### Dataset section
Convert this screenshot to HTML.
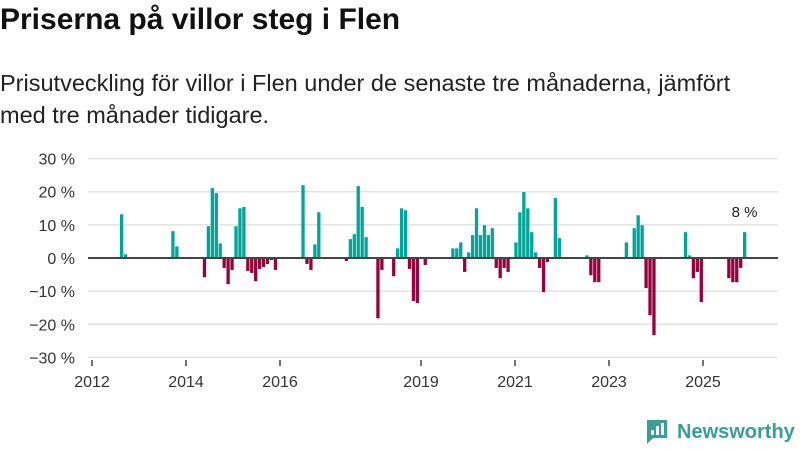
<!DOCTYPE html>
<html><head><meta charset="utf-8">
<style>
body{margin:0;width:800px;height:450px;background:#fff;font-family:"Liberation Sans",sans-serif;overflow:hidden;position:relative}
#title{position:absolute;left:0;top:3px;font-size:30px;font-weight:bold;color:#111;margin:0}
#sub{position:absolute;left:0;top:67px;font-size:23.5px;line-height:32px;color:#222;width:770px}
svg{position:absolute;left:0;top:0}
</style></head><body>
<h1 id="title">Priserna på villor steg i Flen</h1>
<div id="sub">Prisutveckling för villor i Flen under de senaste tre månaderna, jämfört med tre månader tidigare.</div>
<svg id="chart" width="800" height="450"></svg>
<script>
const monthIndex=[7,8,20,21,28,29,30,31,32,33,34,35,36,37,38,39,40,41,42,43,44,45,46,53,54,55,56,57,64,65,66,67,68,69,72,73,76,77,78,79,80,81,82,84,91,92,93,94,95,96,97,98,99,100,101,102,103,104,105,107,108,109,110,111,112,113,114,115,117,118,125,126,127,128,135,137,138,139,140,141,142,150,151,152,153,154,161,162,163,164,165];
const values=[13.2,1.1,8.1,3.5,-5.8,9.6,21.1,19.6,4.4,-3.0,-7.9,-3.6,9.6,15.0,15.4,-3.9,-4.5,-7.0,-3.3,-2.7,-1.8,-0.6,-3.6,22.0,-1.8,-3.6,4.1,13.8,-0.9,5.7,7.2,21.7,15.4,6.3,-18.2,-3.6,-5.5,2.9,15.0,14.4,-3.3,-13.0,-13.6,-2.1,2.9,2.9,4.7,-4.2,1.7,6.9,15.0,6.9,9.9,6.9,9.0,-3.0,-6.1,-3.0,-4.2,4.7,13.8,19.9,15.0,7.8,1.7,-3.0,-10.3,-1.2,18.1,6.0,0.8,-5.2,-7.3,-7.3,4.7,9.0,12.9,9.9,-9.1,-17.3,-23.3,7.8,0.8,-6.1,-4.2,-13.3,-6.1,-7.3,-7.3,-3.0,7.8];
const yTicks=[30,20,10,0,-10,-20,-30];
const yTickLabels=["30 %","20 %","10 %","0 %","−10 %","−20 %","−30 %"];
const xTickYears=[2012,2014,2016,2019,2021,2023,2025];
const lastLabel="8 %";
const NS="http://www.w3.org/2000/svg";
const svg=document.getElementById('chart');
function y(v){return 258-v*3.313;}
function xYear(yr){return 92+(yr-2012)*47;}
function xMonth(i){return 92.4+i*3.943;}
function mk(t,a,txt){const e=document.createElementNS(NS,t);for(const k in a)e.setAttribute(k,a[k]);if(txt!==undefined)e.textContent=txt;svg.appendChild(e);return e;}
yTicks.forEach((t,i)=>{
  if(t!==0){const g=mk('line',{x1:88,x2:778,y1:y(t),y2:y(t),stroke:'#e3e3e3','stroke-width':1.5});
  
  }
  const l=mk('text',{x:75,y:y(t)+6,'text-anchor':'end','font-size':16,fill:'#333'},yTickLabels[i]);
  
  
});
monthIndex.forEach((m,i)=>{
  const v=values[i];const x=xMonth(m);
  const r=mk('rect',{x:x,y:Math.min(y(v),y(0)),width:3.3,height:Math.abs(y(v)-y(0)),fill:v>=0?'#00a59a':'#96003c'});
  
  
});
const z=mk('line',{x1:88,x2:778,y1:y(0),y2:y(0),stroke:'#444','stroke-width':2});


xTickYears.forEach(yr=>{
  const t=mk('line',{x1:xYear(yr),x2:xYear(yr),y1:360,y2:366,stroke:'#444','stroke-width':1.5});
  
  
  const l=mk('text',{x:xYear(yr),y:387,'text-anchor':'middle','font-size':16,fill:'#333'},String(yr));
  
  
});
const li=monthIndex.length-1;
const lab=mk('text',{x:xMonth(monthIndex[li])+1.5,y:y(values[li])-15,'text-anchor':'middle','font-size':15,fill:'#222'},lastLabel);


</script>
<div style="position:absolute;left:645px;top:418px;display:flex;align-items:center">
<svg width="24" height="28" style="position:static"><path d="M2 2h20v18H8l-6 6z" fill="#3a9e95"/><rect x="6" y="12" width="3" height="5" fill="#fff"/><rect x="11" y="8" width="3" height="9" fill="#fff"/><rect x="16" y="5" width="3" height="12" fill="#fff"/></svg>
<span style="margin-left:8px;font-size:20px;font-weight:bold;color:#3a9e95">Newsworthy</span></div>
</body></html>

### Aim of the task
Reproduce the full listing above verbatim, with no pictures included.

### Answer to this exercise
Convert this screenshot to HTML.
<!DOCTYPE html>
<html><head><meta charset="utf-8">
<style>
body{margin:0;width:800px;height:450px;background:#fff;font-family:"Liberation Sans",sans-serif;overflow:hidden;position:relative}
#title{position:absolute;left:0;top:3px;font-size:30px;font-weight:bold;color:#111;margin:0}
#sub{position:absolute;left:0;top:67px;font-size:23.5px;line-height:32px;color:#222;width:770px}
svg{position:absolute;left:0;top:0}
</style></head><body>
<h1 id="title">Priserna på villor steg i Flen</h1>
<div id="sub">Prisutveckling för villor i Flen under de senaste tre månaderna, jämfört med tre månader tidigare.</div>
<svg id="chart" width="800" height="450"></svg>
<script>
const monthIndex=[7,8,20,21,28,29,30,31,32,33,34,35,36,37,38,39,40,41,42,43,44,45,46,53,54,55,56,57,64,65,66,67,68,69,72,73,76,77,78,79,80,81,82,84,91,92,93,94,95,96,97,98,99,100,101,102,103,104,105,107,108,109,110,111,112,113,114,115,117,118,125,126,127,128,135,137,138,139,140,141,142,150,151,152,153,154,161,162,163,164,165];
const values=[13.2,1.1,8.1,3.5,-5.8,9.6,21.1,19.6,4.4,-3.0,-7.9,-3.6,9.6,15.0,15.4,-3.9,-4.5,-7.0,-3.3,-2.7,-1.8,-0.6,-3.6,22.0,-1.8,-3.6,4.1,13.8,-0.9,5.7,7.2,21.7,15.4,6.3,-18.2,-3.6,-5.5,2.9,15.0,14.4,-3.3,-13.0,-13.6,-2.1,2.9,2.9,4.7,-4.2,1.7,6.9,15.0,6.9,9.9,6.9,9.0,-3.0,-6.1,-3.0,-4.2,4.7,13.8,19.9,15.0,7.8,1.7,-3.0,-10.3,-1.2,18.1,6.0,0.8,-5.2,-7.3,-7.3,4.7,9.0,12.9,9.9,-9.1,-17.3,-23.3,7.8,0.8,-6.1,-4.2,-13.3,-6.1,-7.3,-7.3,-3.0,7.8];
const yTicks=[30,20,10,0,-10,-20,-30];
const yTickLabels=["30 %","20 %","10 %","0 %","−10 %","−20 %","−30 %"];
const xTickYears=[2012,2014,2016,2019,2021,2023,2025];
const lastLabel="8 %";
const NS="http://www.w3.org/2000/svg";
const svg=document.getElementById('chart');
function y(v){return 258-v*3.313;}
function xYear(yr){return 92+(yr-2012)*47;}
function xMonth(i){return 92.4+i*3.943;}
function mk(t,a,txt){const e=document.createElementNS(NS,t);for(const k in a)e.setAttribute(k,a[k]);if(txt!==undefined)e.textContent=txt;svg.appendChild(e);return e;}
yTicks.forEach((t,i)=>{
  if(t!==0){const g=mk('line',{x1:88,x2:778,y1:y(t),y2:y(t),stroke:'#e3e3e3','stroke-width':1.5});
  
  }
  const l=mk('text',{x:75,y:y(t)+6,'text-anchor':'end','font-size':16,fill:'#333'},yTickLabels[i]);
  
  
});
monthIndex.forEach((m,i)=>{
  const v=values[i];const x=xMonth(m);
  const r=mk('rect',{x:x,y:Math.min(y(v),y(0)),width:3.3,height:Math.abs(y(v)-y(0)),fill:v>=0?'#00a59a':'#96003c'});
  
  
});
const z=mk('line',{x1:88,x2:778,y1:y(0),y2:y(0),stroke:'#444','stroke-width':2});


xTickYears.forEach(yr=>{
  const t=mk('line',{x1:xYear(yr),x2:xYear(yr),y1:360,y2:366,stroke:'#444','stroke-width':1.5});
  
  
  const l=mk('text',{x:xYear(yr),y:387,'text-anchor':'middle','font-size':16,fill:'#333'},String(yr));
  
  
});
const li=monthIndex.length-1;
const lab=mk('text',{x:xMonth(monthIndex[li])+1.5,y:y(values[li])-15,'text-anchor':'middle','font-size':15,fill:'#222'},lastLabel);


</script>
<div style="position:absolute;left:645px;top:418px;display:flex;align-items:center">
<svg width="24" height="28" style="position:static"><path d="M2 2h20v18H8l-6 6z" fill="#3a9e95"/><rect x="6" y="12" width="3" height="5" fill="#fff"/><rect x="11" y="8" width="3" height="9" fill="#fff"/><rect x="16" y="5" width="3" height="12" fill="#fff"/></svg>
<span style="margin-left:8px;font-size:20px;font-weight:bold;color:#3a9e95">Newsworthy</span></div>
</body></html>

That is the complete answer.